Dramaturgo

Desde la plena implantación del teléfono móvil, hemos modificado nuestra forma de comunicarnos y, sobre todo, el asunto de la confidencialidad. Se monta uno en un autobús y está unas cuantas horas rodeado de personas que cuchichean o vocean (hay para todos los gustos) todo tipo de asuntos pero en clave. Mismamente llega uno a pensar que está en un autocar de la CIA de excursión por las cataratas del Niágara. ¿Qué pensar, si no, del tipo que estuvo todo el trayecto Madrid-Badajoz diciendo por teléfono a alguien: "Mañana subo y bajo, pasado bajo y subo. Subo y bajo el lunes. No, el martes sólo bajo y el miércoles subo y bajo". ¿Qué? ¿A que cuando uno lee esto siete veces seguidas empiezan a ocurrírsele todo tipo de conjeturas? ¿Y de aquella dama que, como si escupiera al teléfono, decía a mi lado: "Bueno, pero sólo un poco... Del pecho, bien, pero por detrás me queda fatal... Oye, que te llamo, o me llamas, no me hace tripa... que no me la hace"?

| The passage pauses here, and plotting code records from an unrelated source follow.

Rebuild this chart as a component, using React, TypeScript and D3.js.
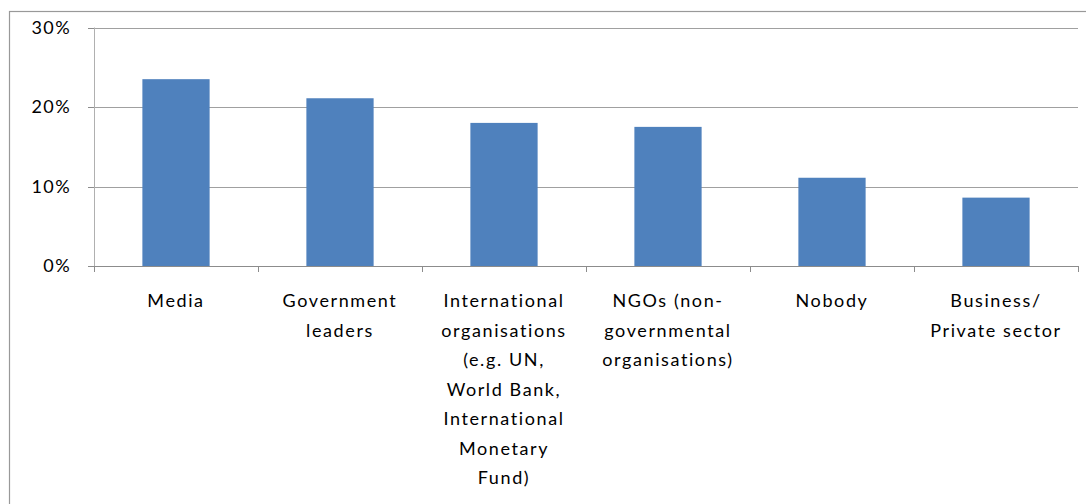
import React from "react";
import * as d3 from "d3";

const categories = ["Media", "Government leaders", "International organisations", "NGOs", "Nobody", "Business/Private sector"];
const values = [23.5, 21.1, 18.0, 17.5, 11.1, 8.6];
const labelLines = [
  ["Media"],
  ["Government", "leaders"],
  ["International", "organisations", "(e.g. UN,", "World Bank,", "International", "Monetary", "Fund)"],
  ["NGOs (non-", "governmental", "organisations)"],
  ["Nobody"],
  ["Business/", "Private sector"],
];
const yTicks = [0, 10, 20, 30];

export default function App() {
  const W = 1086, H = 504;
  const left = 94, right = 1078, top = 27.5, bottom = 266;
  const x = d3.scaleBand<string>().domain(categories).range([left, right]).paddingInner(0.59).paddingOuter(0.295);
  const y = d3.scaleLinear().domain([0, 30]).range([bottom, top]);
  const step = x.step();
  const font = "Lato, 'Open Sans', sans-serif";
  return (
    <svg width={W} height={H} style={{ position: "absolute", left: 0, top: 0, background: "#fff" }}>
      <rect x={9.5} y={11.5} width={1200} height={600} fill="#fff" stroke="#999" strokeWidth={1.2} />
      {yTicks.filter(t => t > 0).map(t => (
        <line key={"g" + t} x1={left} x2={right} y1={Math.round(y(t)) + 0.5} y2={Math.round(y(t)) + 0.5} stroke="#a0a0a0" strokeWidth={1} />
      ))}
      {categories.map((c, i) => (
        <rect key={c} x={x(c)} y={y(values[i])} width={x.bandwidth()} height={bottom - y(values[i])} fill="#4f81bd" />
      ))}
      <line x1={left + 0.5} x2={left + 0.5} y1={top} y2={bottom} stroke="#b0b0b0" strokeWidth={1} />
      <line x1={left} x2={right} y1={bottom + 0.5} y2={bottom + 0.5} stroke="#8c8c8c" strokeWidth={1} />
      {yTicks.map(t => (
        <g key={"t" + t}>
          <line x1={88} x2={left} y1={Math.round(y(t)) + 0.5} y2={Math.round(y(t)) + 0.5} stroke="#8c8c8c" />
          <text x={71} y={y(t)} dy="0.36em" textAnchor="end" fontFamily={font} fontSize={18} letterSpacing={1.4} fill="#000">{t}%</text>
        </g>
      ))}
      {d3.range(categories.length + 1).map(i => (
        <line key={"ct" + i} x1={Math.round(left + i * step) + 0.5} x2={Math.round(left + i * step) + 0.5} y1={bottom} y2={bottom + 6} stroke="#8c8c8c" />
      ))}
      {categories.map((c, i) => (
        <text key={"l" + c} textAnchor="middle" fontFamily={font} fontSize={18} letterSpacing={1.6} fill="#000">
          {labelLines[i].map((ln, j) => (
            <tspan key={j} x={(x(c) as number) + x.bandwidth() / 2} y={307 + j * 29.5}>{ln}</tspan>
          ))}
        </text>
      ))}
    </svg>
  );
}
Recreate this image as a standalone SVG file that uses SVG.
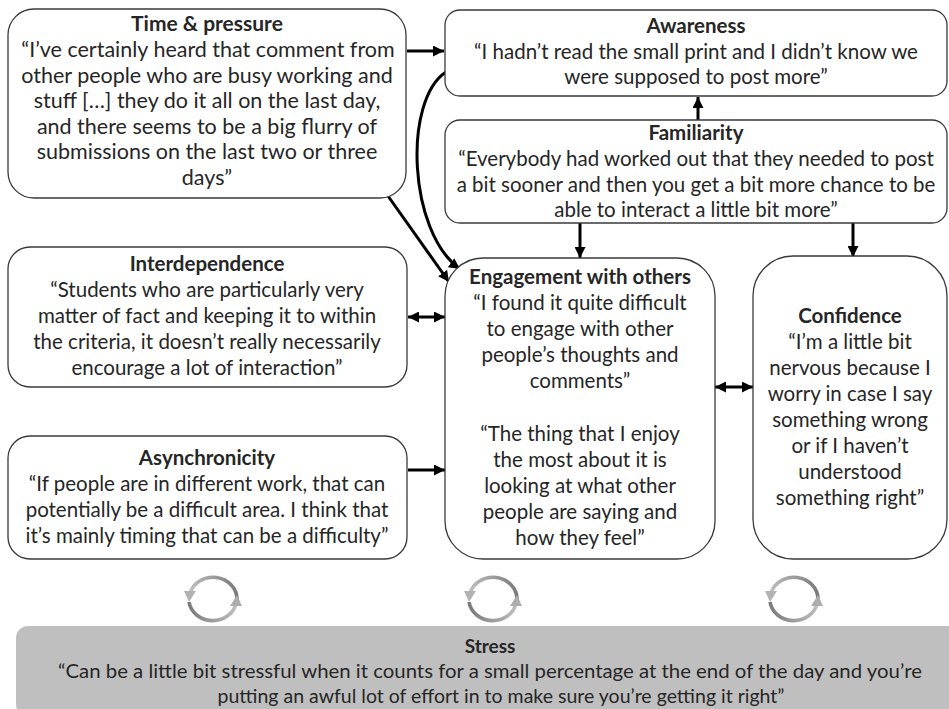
<svg xmlns="http://www.w3.org/2000/svg" width="949" height="709" viewBox="0 0 949 709">
<style>
.box{fill:#fff;stroke:#3a3a3a;stroke-width:1.3}
.t{font-family:Lato,"Liberation Sans",sans-serif;font-size:20.5px;fill:#262626;text-anchor:middle}
.b{font-weight:bold}
.c{fill:none;stroke:#000;stroke-width:3}
.cyc{fill:none;stroke-width:3.6}
</style>
<defs>
<marker id="ah" viewBox="0 0 10 10" refX="10" refY="5" markerWidth="11" markerHeight="11" markerUnits="userSpaceOnUse" orient="auto-start-reverse">
<path d="M0,0 L10,5 L0,10 Z" fill="#000"/>
</marker>
<linearGradient id="g1" x1="0" y1="0" x2="1" y2="0">
<stop offset="0" stop-color="#bdbdbd"/><stop offset="1" stop-color="#7a7a7a"/>
</linearGradient>
<linearGradient id="g2" x1="0" y1="0" x2="1" y2="0">
<stop offset="0" stop-color="#7a7a7a"/><stop offset="1" stop-color="#bdbdbd"/>
</linearGradient>
<g id="cycle">
<path class="cyc" stroke="url(#g1)" d="M24,0 A24,22 0 0 0 -23,-6"/>
<path d="M-29,-8 L-17,-8 L-24,3 Z" fill="#b3b3b3"/>
<path class="cyc" stroke="url(#g2)" d="M-24,3 A24,22 0 0 0 23,5"/>
<path d="M29,7 L17,7 L24,-4 Z" fill="#adadad"/>
</g>
</defs>

<g id="connectors">
<path class="c" d="M407,51 L444,51" marker-end="url(#ah)"/>
<path class="c" d="M388,196 L449,282" marker-end="url(#ah)"/>
<path class="c" d="M446,72 C403,100 408,232 460,269" marker-end="url(#ah)"/>
<path class="c" d="M698,120 L698,97" marker-end="url(#ah)"/>
<path class="c" d="M580,223 L580,258" marker-end="url(#ah)"/>
<path class="c" d="M853,223 L853,257" marker-end="url(#ah)"/>
<path class="c" d="M408,317 L445,317" marker-start="url(#ah)" marker-end="url(#ah)"/>
<path class="c" d="M408,470 L445,470" marker-end="url(#ah)"/>
<path class="c" d="M715,387 L753,387" marker-start="url(#ah)" marker-end="url(#ah)"/>
</g>

<g id="time-pressure">
<rect class="box" x="8" y="9" width="398" height="189" rx="26"/>
<text class="t b" x="207" y="31" style="font-size:21px">Time &amp; pressure</text>
<text class="t" x="208" y="57" style="font-size:21.5px">“I’ve certainly heard that comment from</text>
<text class="t" x="207" y="82.5" style="font-size:21.5px">other people who are busy working and</text>
<text class="t" x="207" y="108" style="font-size:21.5px">stuff […] they do it all on the last day,</text>
<text class="t" x="207" y="133.5" style="font-size:21.5px">and there seems to be a big flurry of</text>
<text class="t" x="207" y="159" style="font-size:21.5px">submissions on the last two or three</text>
<text class="t" x="207" y="184.5" style="font-size:21.5px">days”</text>
</g>

<g id="awareness">
<rect class="box" x="445" y="10" width="502" height="86" rx="15"/>
<text class="t b" x="696" y="33">Awareness</text>
<text class="t" x="696" y="59">“I hadn’t read the small print and I didn’t know we</text>
<text class="t" x="696" y="84">were supposed to post more”</text>
</g>

<g id="familiarity">
<rect class="box" x="445" y="120" width="502" height="103" rx="15"/>
<text class="t b" x="696" y="140">Familiarity</text>
<text class="t" x="696" y="166">“Everybody had worked out that they needed to post</text>
<text class="t" x="696" y="192">a bit sooner and then you get a bit more chance to be</text>
<text class="t" x="696" y="217">able to interact a little bit more”</text>
</g>

<g id="interdependence">
<rect class="box" x="8" y="247" width="399" height="140" rx="22"/>
<text class="t b" x="207" y="271">Interdependence</text>
<text class="t" x="207" y="297">“Students who are particularly very</text>
<text class="t" x="207" y="323">matter of fact and keeping it to within</text>
<text class="t" x="207" y="349">the criteria, it doesn’t really necessarily</text>
<text class="t" x="207" y="375">encourage a lot of interaction”</text>
</g>

<g id="asynchronicity">
<rect class="box" x="8" y="436" width="399" height="123" rx="22"/>
<text class="t b" x="207" y="465">Asynchronicity</text>
<text class="t" x="207" y="491">“If people are in different work, that can</text>
<text class="t" x="207" y="517">potentially be a difficult area. I think that</text>
<text class="t" x="207" y="543">it’s mainly timing that can be a difficulty”</text>
</g>

<g id="engagement">
<rect class="box" x="445" y="258" width="270" height="301" rx="38"/>
<text class="t b" x="580" y="284">Engagement with others</text>
<text class="t" x="580" y="310">“I found it quite difficult</text>
<text class="t" x="580" y="336">to engage with other</text>
<text class="t" x="580" y="362">people’s thoughts and</text>
<text class="t" x="580" y="388">comments”</text>
<text class="t" x="580" y="441">“The thing that I enjoy</text>
<text class="t" x="580" y="467">the most about it is</text>
<text class="t" x="580" y="493">looking at what other</text>
<text class="t" x="580" y="519">people are saying and</text>
<text class="t" x="580" y="545">how they feel”</text>
</g>

<g id="confidence">
<rect class="box" x="753" y="256" width="194" height="303" rx="40"/>
<text class="t b" x="850" y="323">Confidence</text>
<text class="t" x="850" y="349">“I’m a little bit</text>
<text class="t" x="850" y="375">nervous because I</text>
<text class="t" x="850" y="401">worry in case I say</text>
<text class="t" x="850" y="427">something wrong</text>
<text class="t" x="850" y="453">or if I haven’t</text>
<text class="t" x="850" y="479">understood</text>
<text class="t" x="850" y="505">something right”</text>
</g>

<g id="cycles">
<use href="#cycle" x="213" y="599"/>
<use href="#cycle" x="493" y="599"/>
<use href="#cycle" x="794" y="599"/>
</g>

<g id="stress">
<rect x="16" y="626" width="945" height="90" rx="12" fill="#bfbfbf"/>
<text class="t b" x="490" y="653" style="font-size:19px">Stress</text>
<text class="t" x="490" y="678" style="font-size:19.5px" textLength="864" lengthAdjust="spacingAndGlyphs">“Can be a little bit stressful when it counts for a small percentage at the end of the day and you’re</text>
<text class="t" x="501" y="703" style="font-size:19.5px">putting an awful lot of effort in to make sure you’re getting it right”</text>
</g>
</svg>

Luego vienen las sintonías. Alguna sintonía está compuesta sencillamente para poner de los nervios. Te asaltan, te machacan, rompen tu sueño, crispan, apabullan, señalan mundos por explorar (un día escuché a Wagner), insinúan y, que ya es mala leche, algunas veces avisan al portador sobre una llamada que le están haciendo. Antes sonaba un ring, ring, y uno, sin ser demasiado listo, sabía que alguien le llamaba. Ahora suena La vaca lechera y todo el mundo se lleva la mano a la cintura primero, después movemos las cabezas a un lado y a otro, hay uno que pone cara de despiste, y, tras varios minutos, coge su móvil y dice aquello de: "Sí, el autobús se mueve". Como coreografía puede servir.